*What is asked*. Lines containing the word "React" are to be counted; state their number and nothing further.

*Dataset content*.
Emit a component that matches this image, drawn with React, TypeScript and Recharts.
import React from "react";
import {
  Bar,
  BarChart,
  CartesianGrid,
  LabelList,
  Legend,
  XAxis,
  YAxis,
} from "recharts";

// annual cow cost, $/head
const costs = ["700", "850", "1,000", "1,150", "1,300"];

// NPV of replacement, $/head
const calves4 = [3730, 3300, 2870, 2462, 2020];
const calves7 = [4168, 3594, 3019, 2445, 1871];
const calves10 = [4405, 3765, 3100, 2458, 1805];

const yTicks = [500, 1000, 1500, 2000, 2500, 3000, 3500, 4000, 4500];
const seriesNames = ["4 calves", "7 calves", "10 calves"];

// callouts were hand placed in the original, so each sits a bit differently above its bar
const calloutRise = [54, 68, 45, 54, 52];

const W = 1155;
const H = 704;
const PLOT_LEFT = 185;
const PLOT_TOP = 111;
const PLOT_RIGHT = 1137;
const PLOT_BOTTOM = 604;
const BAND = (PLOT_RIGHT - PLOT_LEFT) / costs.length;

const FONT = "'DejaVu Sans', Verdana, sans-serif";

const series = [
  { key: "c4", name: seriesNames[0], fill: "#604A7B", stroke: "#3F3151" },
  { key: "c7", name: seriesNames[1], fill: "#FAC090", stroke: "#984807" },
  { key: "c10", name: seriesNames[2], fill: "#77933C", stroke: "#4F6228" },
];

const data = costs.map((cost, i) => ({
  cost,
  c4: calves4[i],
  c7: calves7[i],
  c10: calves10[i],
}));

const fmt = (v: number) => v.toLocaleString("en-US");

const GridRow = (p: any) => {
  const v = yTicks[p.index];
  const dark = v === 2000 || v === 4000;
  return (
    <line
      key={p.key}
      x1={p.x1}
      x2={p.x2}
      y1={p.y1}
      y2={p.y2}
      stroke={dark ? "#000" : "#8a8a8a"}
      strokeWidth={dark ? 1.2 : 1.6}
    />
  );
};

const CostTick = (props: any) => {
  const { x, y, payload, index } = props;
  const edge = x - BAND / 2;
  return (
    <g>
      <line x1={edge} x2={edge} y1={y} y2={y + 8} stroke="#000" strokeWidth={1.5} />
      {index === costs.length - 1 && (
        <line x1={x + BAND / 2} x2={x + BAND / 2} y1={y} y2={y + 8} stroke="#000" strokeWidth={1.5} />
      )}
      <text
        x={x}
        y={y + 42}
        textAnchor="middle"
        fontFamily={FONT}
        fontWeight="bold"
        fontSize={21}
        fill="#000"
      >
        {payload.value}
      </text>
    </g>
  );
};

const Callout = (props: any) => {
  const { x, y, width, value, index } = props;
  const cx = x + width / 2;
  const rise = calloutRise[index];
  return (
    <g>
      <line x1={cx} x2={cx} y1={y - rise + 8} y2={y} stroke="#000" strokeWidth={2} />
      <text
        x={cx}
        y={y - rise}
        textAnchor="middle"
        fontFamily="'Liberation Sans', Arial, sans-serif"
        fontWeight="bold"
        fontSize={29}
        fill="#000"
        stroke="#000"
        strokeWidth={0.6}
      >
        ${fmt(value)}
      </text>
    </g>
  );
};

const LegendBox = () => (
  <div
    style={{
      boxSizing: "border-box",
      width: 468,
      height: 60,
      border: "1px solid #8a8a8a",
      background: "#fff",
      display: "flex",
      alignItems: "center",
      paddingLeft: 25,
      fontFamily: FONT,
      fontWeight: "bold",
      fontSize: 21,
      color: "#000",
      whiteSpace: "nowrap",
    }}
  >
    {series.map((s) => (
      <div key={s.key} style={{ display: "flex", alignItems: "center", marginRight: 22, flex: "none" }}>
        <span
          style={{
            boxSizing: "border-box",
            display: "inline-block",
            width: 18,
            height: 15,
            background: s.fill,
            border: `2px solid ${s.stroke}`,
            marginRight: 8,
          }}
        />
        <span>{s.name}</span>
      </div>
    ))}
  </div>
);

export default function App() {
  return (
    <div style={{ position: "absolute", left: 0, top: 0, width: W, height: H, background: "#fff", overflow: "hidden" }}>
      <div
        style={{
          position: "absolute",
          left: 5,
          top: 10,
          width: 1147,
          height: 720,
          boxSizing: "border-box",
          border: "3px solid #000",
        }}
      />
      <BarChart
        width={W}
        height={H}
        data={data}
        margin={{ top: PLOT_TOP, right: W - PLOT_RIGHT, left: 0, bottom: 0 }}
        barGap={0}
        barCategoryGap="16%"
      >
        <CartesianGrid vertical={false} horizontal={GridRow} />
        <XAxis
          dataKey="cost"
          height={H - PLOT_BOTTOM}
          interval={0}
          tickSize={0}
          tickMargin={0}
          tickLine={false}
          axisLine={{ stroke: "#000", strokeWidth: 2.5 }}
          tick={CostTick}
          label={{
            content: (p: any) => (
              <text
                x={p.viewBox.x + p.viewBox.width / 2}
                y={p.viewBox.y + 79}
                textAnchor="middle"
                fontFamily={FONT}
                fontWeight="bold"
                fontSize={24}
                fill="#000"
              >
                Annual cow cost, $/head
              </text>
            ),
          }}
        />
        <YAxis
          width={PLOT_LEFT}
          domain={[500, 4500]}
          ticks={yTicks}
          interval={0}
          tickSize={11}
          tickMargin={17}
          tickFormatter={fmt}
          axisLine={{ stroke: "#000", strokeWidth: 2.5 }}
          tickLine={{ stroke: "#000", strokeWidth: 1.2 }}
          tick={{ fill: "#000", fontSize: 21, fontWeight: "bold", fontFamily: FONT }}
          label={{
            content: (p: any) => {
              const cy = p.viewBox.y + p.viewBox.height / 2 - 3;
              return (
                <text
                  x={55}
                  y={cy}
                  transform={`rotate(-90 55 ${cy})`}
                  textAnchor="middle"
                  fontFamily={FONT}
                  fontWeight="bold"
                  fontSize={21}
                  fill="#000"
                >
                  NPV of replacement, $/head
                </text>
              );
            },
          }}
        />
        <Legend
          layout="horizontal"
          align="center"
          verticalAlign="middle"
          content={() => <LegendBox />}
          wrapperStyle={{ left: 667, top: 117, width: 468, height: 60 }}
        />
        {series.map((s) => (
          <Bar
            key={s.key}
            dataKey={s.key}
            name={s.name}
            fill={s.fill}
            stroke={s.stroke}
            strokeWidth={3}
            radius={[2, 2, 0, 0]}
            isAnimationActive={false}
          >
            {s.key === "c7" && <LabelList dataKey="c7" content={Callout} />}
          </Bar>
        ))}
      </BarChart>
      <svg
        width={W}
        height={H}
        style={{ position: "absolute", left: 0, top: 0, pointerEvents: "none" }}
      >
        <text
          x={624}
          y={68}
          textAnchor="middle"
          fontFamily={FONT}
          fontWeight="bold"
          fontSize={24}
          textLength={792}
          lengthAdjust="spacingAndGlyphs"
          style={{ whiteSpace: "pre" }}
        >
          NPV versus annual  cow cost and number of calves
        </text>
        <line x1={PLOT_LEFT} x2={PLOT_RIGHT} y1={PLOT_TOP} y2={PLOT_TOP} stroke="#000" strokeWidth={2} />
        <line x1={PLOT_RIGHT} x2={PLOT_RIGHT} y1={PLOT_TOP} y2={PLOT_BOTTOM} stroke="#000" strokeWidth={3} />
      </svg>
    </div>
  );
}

*Written answer*. 2